(Records from a dataset)
★ ★ ★ ★ ★ ★ ★

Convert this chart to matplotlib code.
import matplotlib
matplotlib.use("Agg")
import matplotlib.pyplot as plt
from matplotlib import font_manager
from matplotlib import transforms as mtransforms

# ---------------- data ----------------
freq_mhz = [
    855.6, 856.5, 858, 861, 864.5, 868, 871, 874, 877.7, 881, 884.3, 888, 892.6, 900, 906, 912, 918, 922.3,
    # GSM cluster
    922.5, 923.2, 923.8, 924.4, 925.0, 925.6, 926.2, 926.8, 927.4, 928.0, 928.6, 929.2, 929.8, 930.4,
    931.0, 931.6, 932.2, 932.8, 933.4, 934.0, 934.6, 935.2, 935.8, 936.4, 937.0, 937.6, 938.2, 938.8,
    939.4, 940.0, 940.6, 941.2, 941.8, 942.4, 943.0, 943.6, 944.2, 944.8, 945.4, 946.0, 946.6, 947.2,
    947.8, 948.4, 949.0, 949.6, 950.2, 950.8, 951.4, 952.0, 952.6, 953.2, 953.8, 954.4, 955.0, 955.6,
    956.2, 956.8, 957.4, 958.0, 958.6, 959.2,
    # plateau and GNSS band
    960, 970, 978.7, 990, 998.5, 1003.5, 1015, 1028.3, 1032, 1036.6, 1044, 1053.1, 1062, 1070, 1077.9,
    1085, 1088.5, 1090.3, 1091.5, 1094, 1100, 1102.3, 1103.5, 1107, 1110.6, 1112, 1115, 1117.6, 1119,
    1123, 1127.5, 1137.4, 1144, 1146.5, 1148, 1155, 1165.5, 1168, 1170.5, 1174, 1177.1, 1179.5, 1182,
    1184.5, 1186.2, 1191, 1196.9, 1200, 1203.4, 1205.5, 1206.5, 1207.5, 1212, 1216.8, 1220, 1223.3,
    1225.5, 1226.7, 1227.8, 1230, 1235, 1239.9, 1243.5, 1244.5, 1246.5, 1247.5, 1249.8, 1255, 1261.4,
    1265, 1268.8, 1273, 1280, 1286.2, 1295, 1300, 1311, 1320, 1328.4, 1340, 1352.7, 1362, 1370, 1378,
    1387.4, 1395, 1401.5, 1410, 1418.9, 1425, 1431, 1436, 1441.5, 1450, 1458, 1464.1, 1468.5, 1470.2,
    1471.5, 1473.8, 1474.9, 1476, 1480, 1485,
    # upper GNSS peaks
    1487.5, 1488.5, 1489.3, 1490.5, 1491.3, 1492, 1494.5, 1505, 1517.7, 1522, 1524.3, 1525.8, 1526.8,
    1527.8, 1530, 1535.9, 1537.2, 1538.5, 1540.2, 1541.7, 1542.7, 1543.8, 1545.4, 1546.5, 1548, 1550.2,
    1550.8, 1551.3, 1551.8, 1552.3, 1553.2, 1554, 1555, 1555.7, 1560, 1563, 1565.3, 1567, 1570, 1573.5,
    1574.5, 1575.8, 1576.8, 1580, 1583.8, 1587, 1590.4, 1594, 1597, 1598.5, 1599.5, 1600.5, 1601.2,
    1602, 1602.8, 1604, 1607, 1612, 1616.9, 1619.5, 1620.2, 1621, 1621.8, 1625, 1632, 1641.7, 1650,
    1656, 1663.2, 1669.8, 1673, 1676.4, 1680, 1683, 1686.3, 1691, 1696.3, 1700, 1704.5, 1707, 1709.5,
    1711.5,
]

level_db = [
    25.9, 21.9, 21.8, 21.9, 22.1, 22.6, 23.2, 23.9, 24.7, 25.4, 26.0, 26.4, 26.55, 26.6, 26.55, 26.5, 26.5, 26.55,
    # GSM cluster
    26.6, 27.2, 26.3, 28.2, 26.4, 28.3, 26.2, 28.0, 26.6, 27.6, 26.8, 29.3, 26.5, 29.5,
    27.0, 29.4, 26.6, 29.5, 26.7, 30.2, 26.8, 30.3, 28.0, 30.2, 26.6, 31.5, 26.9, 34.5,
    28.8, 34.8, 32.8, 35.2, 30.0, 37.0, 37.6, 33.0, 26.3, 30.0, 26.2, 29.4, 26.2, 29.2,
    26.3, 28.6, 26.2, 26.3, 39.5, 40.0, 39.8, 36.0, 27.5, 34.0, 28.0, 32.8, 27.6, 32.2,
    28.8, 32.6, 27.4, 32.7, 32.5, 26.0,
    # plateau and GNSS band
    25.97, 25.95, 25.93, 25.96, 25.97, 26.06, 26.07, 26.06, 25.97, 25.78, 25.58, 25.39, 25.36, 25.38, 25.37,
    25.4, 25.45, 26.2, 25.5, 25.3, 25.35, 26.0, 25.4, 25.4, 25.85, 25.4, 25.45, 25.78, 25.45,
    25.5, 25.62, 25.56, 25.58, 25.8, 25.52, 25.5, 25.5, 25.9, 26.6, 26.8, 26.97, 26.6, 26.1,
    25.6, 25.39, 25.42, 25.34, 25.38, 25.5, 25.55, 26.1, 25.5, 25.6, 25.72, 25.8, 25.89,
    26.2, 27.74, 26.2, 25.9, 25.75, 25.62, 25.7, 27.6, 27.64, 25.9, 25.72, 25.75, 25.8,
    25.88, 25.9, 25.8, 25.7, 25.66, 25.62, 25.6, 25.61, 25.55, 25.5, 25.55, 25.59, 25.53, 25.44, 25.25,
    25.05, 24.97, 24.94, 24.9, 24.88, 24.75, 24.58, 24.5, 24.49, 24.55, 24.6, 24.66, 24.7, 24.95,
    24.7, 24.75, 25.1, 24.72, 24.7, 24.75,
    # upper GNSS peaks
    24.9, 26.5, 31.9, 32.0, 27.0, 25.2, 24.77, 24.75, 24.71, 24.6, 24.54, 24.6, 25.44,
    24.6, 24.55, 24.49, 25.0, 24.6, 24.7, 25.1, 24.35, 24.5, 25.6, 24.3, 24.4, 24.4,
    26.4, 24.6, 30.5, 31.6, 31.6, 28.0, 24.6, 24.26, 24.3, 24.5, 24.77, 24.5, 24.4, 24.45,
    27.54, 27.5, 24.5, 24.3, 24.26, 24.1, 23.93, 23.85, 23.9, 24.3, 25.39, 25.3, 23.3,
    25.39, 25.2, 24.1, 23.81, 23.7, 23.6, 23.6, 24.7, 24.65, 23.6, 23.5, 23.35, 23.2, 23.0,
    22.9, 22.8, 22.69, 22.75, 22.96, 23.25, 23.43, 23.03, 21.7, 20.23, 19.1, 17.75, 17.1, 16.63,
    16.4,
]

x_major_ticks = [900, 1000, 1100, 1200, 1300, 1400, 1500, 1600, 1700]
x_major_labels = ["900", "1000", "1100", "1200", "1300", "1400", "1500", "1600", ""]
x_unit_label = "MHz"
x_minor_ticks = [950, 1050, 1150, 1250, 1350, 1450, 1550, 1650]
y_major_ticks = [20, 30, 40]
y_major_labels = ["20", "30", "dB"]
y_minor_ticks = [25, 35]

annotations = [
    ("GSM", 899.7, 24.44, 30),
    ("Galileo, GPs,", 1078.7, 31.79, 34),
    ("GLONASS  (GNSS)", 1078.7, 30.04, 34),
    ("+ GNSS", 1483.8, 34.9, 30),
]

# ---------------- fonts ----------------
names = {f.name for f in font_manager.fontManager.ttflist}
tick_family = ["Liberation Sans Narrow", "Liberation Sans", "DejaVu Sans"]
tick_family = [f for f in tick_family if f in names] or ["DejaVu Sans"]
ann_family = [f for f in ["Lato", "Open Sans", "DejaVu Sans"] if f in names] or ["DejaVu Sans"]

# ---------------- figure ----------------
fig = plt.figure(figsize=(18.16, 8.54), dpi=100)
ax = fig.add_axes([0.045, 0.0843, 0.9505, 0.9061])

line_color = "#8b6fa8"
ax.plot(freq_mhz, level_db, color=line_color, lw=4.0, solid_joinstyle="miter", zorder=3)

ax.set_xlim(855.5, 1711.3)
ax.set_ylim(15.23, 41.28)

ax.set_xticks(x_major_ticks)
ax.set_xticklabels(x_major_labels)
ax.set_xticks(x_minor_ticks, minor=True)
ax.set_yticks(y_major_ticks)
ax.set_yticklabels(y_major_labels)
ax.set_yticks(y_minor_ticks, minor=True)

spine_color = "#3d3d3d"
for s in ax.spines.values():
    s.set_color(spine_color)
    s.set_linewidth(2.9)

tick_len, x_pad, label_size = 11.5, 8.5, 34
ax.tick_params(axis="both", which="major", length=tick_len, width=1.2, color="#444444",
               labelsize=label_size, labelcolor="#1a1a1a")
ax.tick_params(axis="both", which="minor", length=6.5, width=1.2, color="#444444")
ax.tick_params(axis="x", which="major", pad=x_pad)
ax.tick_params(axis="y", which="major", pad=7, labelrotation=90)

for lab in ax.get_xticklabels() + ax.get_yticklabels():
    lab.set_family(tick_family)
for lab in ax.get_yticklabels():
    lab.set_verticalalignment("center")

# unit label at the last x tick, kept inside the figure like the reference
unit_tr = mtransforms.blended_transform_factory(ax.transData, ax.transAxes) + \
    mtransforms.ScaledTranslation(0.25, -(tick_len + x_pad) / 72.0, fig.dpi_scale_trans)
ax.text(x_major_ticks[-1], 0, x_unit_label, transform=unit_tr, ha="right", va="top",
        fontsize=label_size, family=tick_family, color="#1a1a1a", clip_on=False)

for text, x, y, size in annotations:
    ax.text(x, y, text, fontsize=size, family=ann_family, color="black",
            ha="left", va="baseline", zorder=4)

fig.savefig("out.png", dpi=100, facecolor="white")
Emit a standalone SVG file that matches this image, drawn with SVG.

★ ★ ★ ★ ★ ★ ★

Write down again the exact lines running from the beginning of the data to the line containing "from matplotlib import transforms", with both ends included.

Convert this chart to matplotlib code.
import matplotlib
matplotlib.use("Agg")
import matplotlib.pyplot as plt
from matplotlib import font_manager
from matplotlib import transforms as mtransforms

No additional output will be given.